Within these governance discussions, Hyundai Steel has served as a focal point for a potential holding company conversion or merger, and there is a persistent view that its treasury shares and affiliate stakes could function as friendly shares in any future restructuring scenario.

Source: Hyundai Steel이미지 확대보기
Source: Hyundai Steel

This means the longer the treasury shares are accumulated, the stronger their value as a governance tool — but the larger the untradeable block becomes, raising growing concerns about liquidity and shareholder returns.

The third amendment to the Commercial Act, however, is poised to break this deadlock. The amendment restricts long-term treasury share holdings, requiring companies to confirm at an AGM a plan to either cancel or dispose of newly acquired treasury shares within one year, and existing holdings within one year and six months of the law's enactment.

As a result, the longstanding practice of holding treasury shares indefinitely as de facto "locked-away stakes" is coming under regulatory pressure. The consensus is that Hyundai Steel now faces growing pressure to strike a new balance between deploying its treasury shares for shareholder returns and preserving them as a governance instrument, rather than holding them as a wild card indefinitely.

Shifting Capital Strategies in Steel — What Will Hyundai Steel Choose?

Amid the global economic slowdown, steelmakers are stepping up shareholder returns through a range of capital strategies, including treasury share cancellations, capital reductions, and investment expansion.

POSCO Holdings, for instance, carried out a treasury share cancellation equivalent to 2% of its issued shares, worth KRW 635.1 billion. This was in line with its previously announced plan to cancel 6% over three years, and when combined with the current year, the company is on track to return approximately KRW 1.7176 trillion over a three-year period.

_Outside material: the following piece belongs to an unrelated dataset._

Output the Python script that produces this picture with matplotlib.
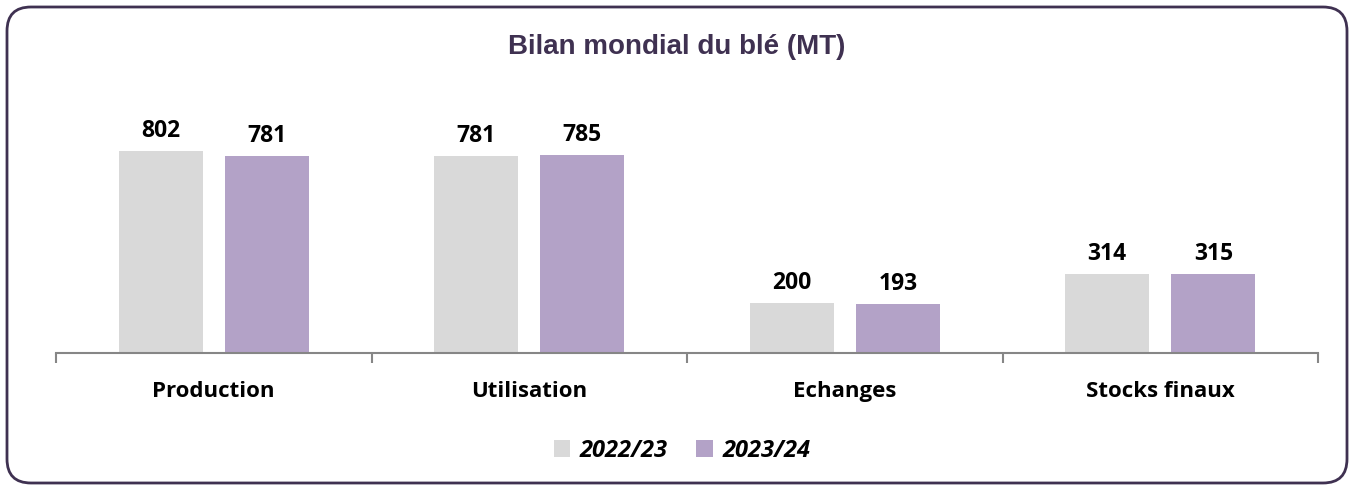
import numpy as np
import matplotlib.pyplot as plt
from matplotlib.patches import FancyBboxPatch, Patch

# World wheat balance, million tonnes
categories = ['Production', 'Utilisation', 'Echanges', 'Stocks finaux']
seasons = ['2022/23', '2023/24']
values_2022 = [802, 781, 200, 314]
values_2023 = [781, 785, 193, 315]

colors = ['#d9d9d9', '#b3a2c7']
frame_color = '#3f3151'
label_font = ['Open Sans', 'DejaVu Sans']

W, H = 1354, 486
fig = plt.figure(figsize=(W / 100, H / 100), dpi=100)

# background axes in pixel units, holding the rounded frame
bg = fig.add_axes([0, 0, 1, 1], zorder=-1)
bg.set_xlim(0, W)
bg.set_ylim(H, 0)
bg.axis('off')
bg.add_patch(FancyBboxPatch((7, 7), 1340, 476,
                            boxstyle='round,pad=0,rounding_size=24',
                            facecolor='white', edgecolor=frame_color, linewidth=2))

ax = fig.add_axes([56 / W, 1 - 353 / H, (1318 - 56) / W, 252 / H])
ax.set_facecolor('none')

x = np.arange(len(categories))
width = 0.266
gap = 0.07
bars1 = ax.bar(x - (width + gap) / 2, values_2022, width, color=colors[0])
bars2 = ax.bar(x + (width + gap) / 2, values_2023, width, color=colors[1])

for bars, vals in [(bars1, values_2022), (bars2, values_2023)]:
    for b, v in zip(bars, vals):
        ax.text(b.get_x() + b.get_width() / 2, v + 32, str(v), ha='center', va='bottom',
                fontsize=16.5, fontweight='bold', family=label_font)

ax.set_xlim(-0.5, len(categories) - 0.5)
ax.set_ylim(0, 1000)
ax.set_yticks([])
for s in ['top', 'right', 'left']:
    ax.spines[s].set_visible(False)
ax.spines['bottom'].set_color('#868686')
ax.spines['bottom'].set_linewidth(1.5)

# category labels between boundary ticks
ax.set_xticks(np.arange(-0.5, len(categories)), minor=False)
ax.set_xticklabels([])
ax.tick_params(axis='x', length=7, width=1.5, color='#868686')
ax.set_xticks(x, minor=True)
ax.set_xticklabels(categories, minor=True, fontsize=16, fontweight='bold', family=label_font)
ax.tick_params(axis='x', which='minor', length=0, pad=20)

fig.text(677 / W, 1 - 47 / H, 'Bilan mondial du blé (MT)', ha='center', va='center',
         fontsize=20, fontweight='bold', color=frame_color, family='Liberation Sans')

handles = [Patch(facecolor=c, edgecolor='none') for c in colors]
fig.legend(handles, seasons, loc='center', bbox_to_anchor=(682 / W, 1 - 451 / H),
           ncol=2, frameon=False, handlelength=0.7, handleheight=0.7, handletextpad=0.4,
           columnspacing=1.2,
           prop={'family': label_font, 'weight': 'bold', 'style': 'italic', 'size': 17})

fig.savefig('out.png', dpi=100)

Dongkuk Steel cancelled its entire treasury share holding of 2.2% and linked the move to a 2-for-1 capital reduction without consideration and a 5-for-1 stock split. The rationale is that reducing paid-in capital through the reduction increases distributable earnings, thereby expanding dividend capacity. The company deferred one dividend payment and raised its minimum dividend floor from KRW 300 to KRW 400 per share (KRW 80 post-split), signaling its commitment to shareholder returns.

By contrast, Hyundai Steel, facing deteriorating profitability, has cut its dividend per share for three consecutive years — from KRW 1,000 to KRW 750, then to KRW 500, since 2023. At the same time, it has been accelerating investment in an electric arc furnace steelworks in Louisiana, United States, focusing on securing long-term competitiveness centered on 2.7 million tons of automotive steel sheet capacity and eco-friendly electric arc furnace operations.

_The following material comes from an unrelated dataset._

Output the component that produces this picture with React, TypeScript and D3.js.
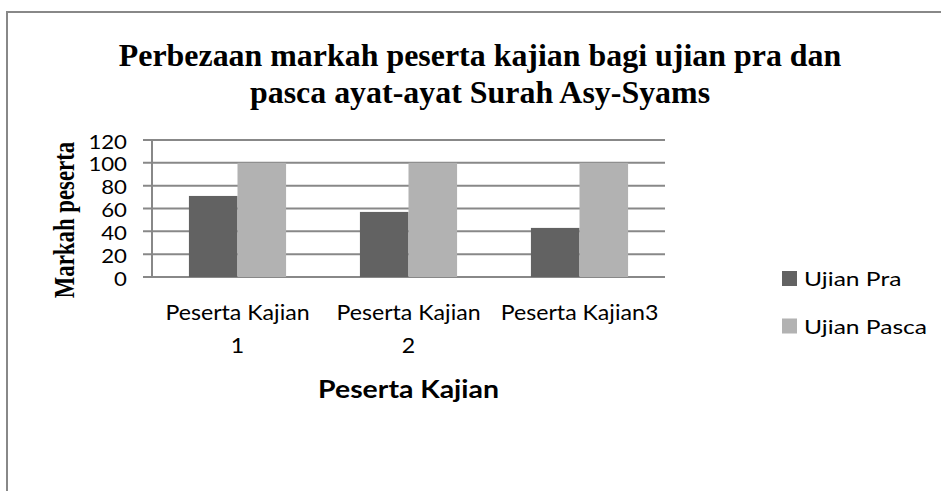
import React, { useEffect, useRef } from 'react'
import * as d3 from 'd3'

const categories = ['Peserta Kajian 1', 'Peserta Kajian 2', 'Peserta Kajian3']
const categoryLines = [['Peserta Kajian', '1'], ['Peserta Kajian', '2'], ['Peserta Kajian3']]
const seriesNames = ['Ujian Pra', 'Ujian Pasca']
const ujianPra = [71, 57, 43]
const ujianPasca = [100, 100, 100]
const yTicks = [0, 20, 40, 60, 80, 100, 120]
const colors = ['#626262', '#b2b2b2']

const W = 941
const H = 491
const labelFont = "Lato, 'Open Sans', sans-serif"
const titleFont = "'Liberation Serif', 'Times New Roman', serif"
// the source picture is a bit stretched sideways, so text gets a horizontal scale
const SX = 1.2

export default function App() {
  const ref = useRef<SVGSVGElement>(null)

  useEffect(() => {
    const svg = d3.select(ref.current)
    svg.selectAll('*').remove()

    const margin = { left: 152, right: 276, top: 140, bottom: 214 }
    const x0 = d3.scaleBand().domain(categories).range([margin.left, W - margin.right]).paddingInner(0).paddingOuter(0)
    const x1 = d3.scaleBand().domain(seriesNames).range([0, x0.bandwidth()]).paddingInner(0).paddingOuter(0.76)
    const y = d3.scaleLinear().domain([0, 120]).range([H - margin.bottom, margin.top])

    const label = (g: any, x: number, yy: number, txt: string, size: number, anchor: string, bold = false, font = labelFont, sx = SX) =>
      g.append('text')
        .attr('transform', `translate(${x},${yy}) scale(${sx},1)`)
        .attr('text-anchor', anchor)
        .attr('font-family', font)
        .attr('font-weight', bold ? 'bold' : 'normal')
        .attr('font-size', size)
        .attr('fill', '#000')
        .text(txt)

    // frame
    svg.append('path')
      .attr('d', `M7,${H + 5} V12 H${W + 5}`)
      .attr('fill', 'none')
      .attr('stroke', '#888')
      .attr('stroke-width', 2)

    // title
    label(svg, 480, 66, 'Perbezaan markah peserta kajian bagi ujian pra dan', 31, 'middle', true, titleFont, 1.03)
    label(svg, 480, 103, 'pasca ayat-ayat Surah Asy-Syams', 31, 'middle', true, titleFont, 1.03)

    // grid + y ticks
    svg.append('g')
      .selectAll('line')
      .data(yTicks)
      .join('line')
      .attr('x1', margin.left - 9)
      .attr('x2', W - margin.right)
      .attr('y1', d => y(d))
      .attr('y2', d => y(d))
      .attr('stroke', '#888')
      .attr('stroke-width', 2)

    svg.append('line')
      .attr('x1', margin.left).attr('x2', margin.left)
      .attr('y1', y(120)).attr('y2', y(0))
      .attr('stroke', '#888').attr('stroke-width', 2)

    const yl = svg.append('g')
    yTicks.forEach(t => label(yl, 127, y(t) + 8.5, String(t), 18.5, 'end'))

    // bars
    const groups = svg.append('g')
      .selectAll('g')
      .data(categories)
      .join('g')
      .attr('transform', d => `translate(${x0(d)},0)`)
    groups.selectAll('rect')
      .data((d, i) => [
        { key: seriesNames[0], value: ujianPra[i] },
        { key: seriesNames[1], value: ujianPasca[i] },
      ])
      .join('rect')
      .attr('x', d => x1(d.key)!)
      .attr('width', x1.bandwidth())
      .attr('y', d => y(d.value))
      .attr('height', d => y(0) - y(d.value))
      .attr('fill', (d, i) => colors[i])

    // x labels
    const xl = svg.append('g')
    categories.forEach((c, i) => {
      categoryLines[i].forEach((line, j) => {
        label(xl, x0(c)! + x0.bandwidth() / 2, 320 + j * 33, line, 20.5, 'middle', false, labelFont, 1.13)
      })
    })

    // axis titles
    label(svg, (margin.left + W - margin.right) / 2, 398, 'Peserta Kajian', 24.5, 'middle', true, labelFont, 1.16)

    svg.append('text')
      .attr('transform', 'translate(74,220) rotate(-90) scale(0.95,1.22)')
      .attr('text-anchor', 'middle')
      .attr('font-family', titleFont)
      .attr('font-weight', 'bold')
      .attr('font-size', 24)
      .text('Markah peserta')

    // legend
    const lg = svg.append('g')
      .selectAll('g')
      .data(seriesNames)
      .join('g')
      .attr('transform', (d, i) => `translate(782,${278.5 + i * 47.5})`)
    lg.append('rect')
      .attr('x', 0).attr('y', -7.5)
      .attr('width', 15).attr('height', 15)
      .attr('fill', (d, i) => colors[i])
    lg.each(function (d) {
      label(d3.select(this), 22, 7.5, d as string, 20, 'start', false, labelFont, 1.23)
    })
  }, [])

  return (
    <svg ref={ref} width={W} height={H} style={{ position: 'absolute', left: 0, top: 0, background: '#fff' }} />
  )
}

President Lee Bo-ryong's open-market purchase of 1,500 treasury shares in February — just one month after taking office — has also been interpreted as a show of commitment to responsible management.

An industry official commented: "In the context of the ongoing Commercial Act amendment discussions, the direction Hyundai Steel takes on its treasury shares is drawing significant attention. The key question is what choice the company will present at its March AGM — caught between the pressure to cancel shares and escape the low-PBR trap, and the imperatives of the group's governance strategy."